Venetian police captain Kat Tapo has found a webcam feed embedded in the encrypted website Carnivia.com, a virtual Venice. It streams video of a terrified teenage girl, hooded and tied to a chair. A strand of text scrolls across the screen: "Sensory deprivation is not torture." Is the girl the missing daughter of the American military officer? Who is behind the cryptic message?

Daniele Barbo, the genius webmaster and creator of Carnivia, has never let the government access his servers, and finding the missing girl is not his problem. But then secrets from Italy's dark wartime past begin to surface-revelations that could put them all in danger. To save his own skin, Daniel must decide how far he's willing to let them in.

In a race against time, Holly, Kat, and Daniel must find the shocking truth . . . or watch as more than one innocent life is sacrificed.

Book two of the Carnivia trilogy and just as good as the first. A hard one to review this especially if you haven't read the first one. This could be read as a standalone but with trilogies it does always make sense to read them in order. I also class books like these as 'clever' fiction (for want of a better description). I often wonder whether the author's ideas will go over my head but luckily here they didn't and I enjoyed the book immensely.

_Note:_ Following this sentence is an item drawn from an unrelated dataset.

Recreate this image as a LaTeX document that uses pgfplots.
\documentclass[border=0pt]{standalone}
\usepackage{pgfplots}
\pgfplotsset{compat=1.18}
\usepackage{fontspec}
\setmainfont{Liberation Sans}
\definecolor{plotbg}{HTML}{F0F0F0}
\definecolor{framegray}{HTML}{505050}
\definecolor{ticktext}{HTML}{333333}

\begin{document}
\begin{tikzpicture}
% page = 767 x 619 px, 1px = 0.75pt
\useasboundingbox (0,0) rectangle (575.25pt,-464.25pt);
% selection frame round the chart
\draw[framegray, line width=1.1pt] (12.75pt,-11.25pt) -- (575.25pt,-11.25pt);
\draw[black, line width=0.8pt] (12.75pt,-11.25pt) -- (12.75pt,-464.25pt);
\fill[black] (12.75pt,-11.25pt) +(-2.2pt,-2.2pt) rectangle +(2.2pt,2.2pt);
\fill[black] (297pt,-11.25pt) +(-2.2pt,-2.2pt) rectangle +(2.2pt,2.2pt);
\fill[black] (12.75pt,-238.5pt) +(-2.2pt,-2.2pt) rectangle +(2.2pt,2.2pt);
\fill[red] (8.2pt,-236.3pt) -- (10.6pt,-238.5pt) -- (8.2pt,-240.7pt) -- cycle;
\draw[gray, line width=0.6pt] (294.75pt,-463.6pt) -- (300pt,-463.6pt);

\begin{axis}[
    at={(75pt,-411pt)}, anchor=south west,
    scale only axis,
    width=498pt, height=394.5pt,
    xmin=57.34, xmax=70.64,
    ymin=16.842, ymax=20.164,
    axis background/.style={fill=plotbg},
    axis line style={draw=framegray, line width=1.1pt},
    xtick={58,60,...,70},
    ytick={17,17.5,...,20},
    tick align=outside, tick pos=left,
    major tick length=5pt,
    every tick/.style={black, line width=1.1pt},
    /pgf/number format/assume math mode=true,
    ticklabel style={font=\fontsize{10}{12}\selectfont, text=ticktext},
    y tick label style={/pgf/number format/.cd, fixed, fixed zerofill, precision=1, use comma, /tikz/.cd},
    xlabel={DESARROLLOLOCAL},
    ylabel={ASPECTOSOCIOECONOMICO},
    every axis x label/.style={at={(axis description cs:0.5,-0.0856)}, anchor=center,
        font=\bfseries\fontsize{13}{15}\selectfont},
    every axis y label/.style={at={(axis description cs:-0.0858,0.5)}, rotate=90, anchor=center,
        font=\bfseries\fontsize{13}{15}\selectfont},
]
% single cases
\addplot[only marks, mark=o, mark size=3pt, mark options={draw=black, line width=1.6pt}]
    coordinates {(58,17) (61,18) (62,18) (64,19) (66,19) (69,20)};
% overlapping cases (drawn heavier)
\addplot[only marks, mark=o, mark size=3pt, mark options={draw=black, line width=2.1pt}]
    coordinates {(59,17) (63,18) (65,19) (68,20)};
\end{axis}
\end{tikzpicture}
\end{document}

I love the idea of Carnivia, basically a virtual Venice that the authorities want closing down. This for me is an exciting concept but at the same time pretty frightening, the world we live in is already too reliant on technology. When a live feed is found of a kidnapped girl tied up with on screen text saying 'Sensory deprivation is not torture' it becomes a question of whether this girl is the daughter of a US army officer who was taken from an American base in Venice. Why was the girl taken? And who was she taken by? So many questions to find the answers to and its impossible to stop reading once you start.

I would say pretty much every aspect of this book is near perfect. The characterisation, Holly Boland, Kat Tapo and Danielle Barbo. An intriguing and varied bunch of characters but brilliant. The three characters develop further in this book, it's hard to talk about this apart from to say things happen in book one, continue here and will be resolved in book three so, read in order! Danielle especially, as the creator of Carnivia has to decide whether to allow access to Carnivia's servers. Then secrets from Italy's wartime past come to the fore and the potential for danger is huge. This is where I thought the story would get confusing but I had no trouble keeping up. It's clear this is a story well researched by the author and not something that has been hastily thrown together.

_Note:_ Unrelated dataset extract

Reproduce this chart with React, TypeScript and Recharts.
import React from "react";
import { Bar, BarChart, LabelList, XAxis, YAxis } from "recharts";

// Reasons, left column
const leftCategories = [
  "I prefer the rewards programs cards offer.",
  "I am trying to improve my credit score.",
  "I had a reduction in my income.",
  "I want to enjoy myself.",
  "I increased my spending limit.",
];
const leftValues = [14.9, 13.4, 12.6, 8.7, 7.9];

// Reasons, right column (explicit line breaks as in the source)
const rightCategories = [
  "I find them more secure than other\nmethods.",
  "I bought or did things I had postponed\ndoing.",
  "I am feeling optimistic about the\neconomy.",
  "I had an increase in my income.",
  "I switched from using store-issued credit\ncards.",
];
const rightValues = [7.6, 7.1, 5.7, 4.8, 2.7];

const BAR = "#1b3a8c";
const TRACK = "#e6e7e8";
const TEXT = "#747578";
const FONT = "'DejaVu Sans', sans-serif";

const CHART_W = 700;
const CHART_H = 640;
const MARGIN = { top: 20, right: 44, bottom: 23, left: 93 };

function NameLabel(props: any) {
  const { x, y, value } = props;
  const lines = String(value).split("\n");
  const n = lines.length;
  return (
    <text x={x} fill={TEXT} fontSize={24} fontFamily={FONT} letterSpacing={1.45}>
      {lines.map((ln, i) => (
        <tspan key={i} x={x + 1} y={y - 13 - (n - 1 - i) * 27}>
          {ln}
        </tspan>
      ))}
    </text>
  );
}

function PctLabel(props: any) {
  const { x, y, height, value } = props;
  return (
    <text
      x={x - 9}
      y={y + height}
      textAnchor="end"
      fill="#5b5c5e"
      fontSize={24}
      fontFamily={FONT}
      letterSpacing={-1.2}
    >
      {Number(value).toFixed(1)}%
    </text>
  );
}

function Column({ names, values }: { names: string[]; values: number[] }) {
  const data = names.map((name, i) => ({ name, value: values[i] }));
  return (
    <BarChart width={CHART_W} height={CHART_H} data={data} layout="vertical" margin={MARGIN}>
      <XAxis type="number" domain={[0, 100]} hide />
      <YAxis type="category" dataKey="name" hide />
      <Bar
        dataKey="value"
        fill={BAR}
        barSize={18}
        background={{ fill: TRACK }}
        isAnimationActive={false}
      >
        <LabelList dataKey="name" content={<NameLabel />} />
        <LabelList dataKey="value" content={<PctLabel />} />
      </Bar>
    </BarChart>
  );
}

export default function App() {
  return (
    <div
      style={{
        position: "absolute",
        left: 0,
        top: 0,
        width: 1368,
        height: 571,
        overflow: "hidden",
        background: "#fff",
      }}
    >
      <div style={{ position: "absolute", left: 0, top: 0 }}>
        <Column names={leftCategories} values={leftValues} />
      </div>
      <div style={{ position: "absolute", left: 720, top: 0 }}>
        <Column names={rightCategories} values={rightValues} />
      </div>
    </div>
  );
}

The writing, some of the best I've read in fiction this year and the storytelling, combining the past with the present and doing it so well makes for a very gripping and enjoyable read. With books like this I always learn something new as my knowledge of history isn't that great beyond the things I am interested in. Extremely excited for book three to find out how this thrilling series will conclude. Gripping. Authentic. Brilliant. Not a series to miss if you can help it.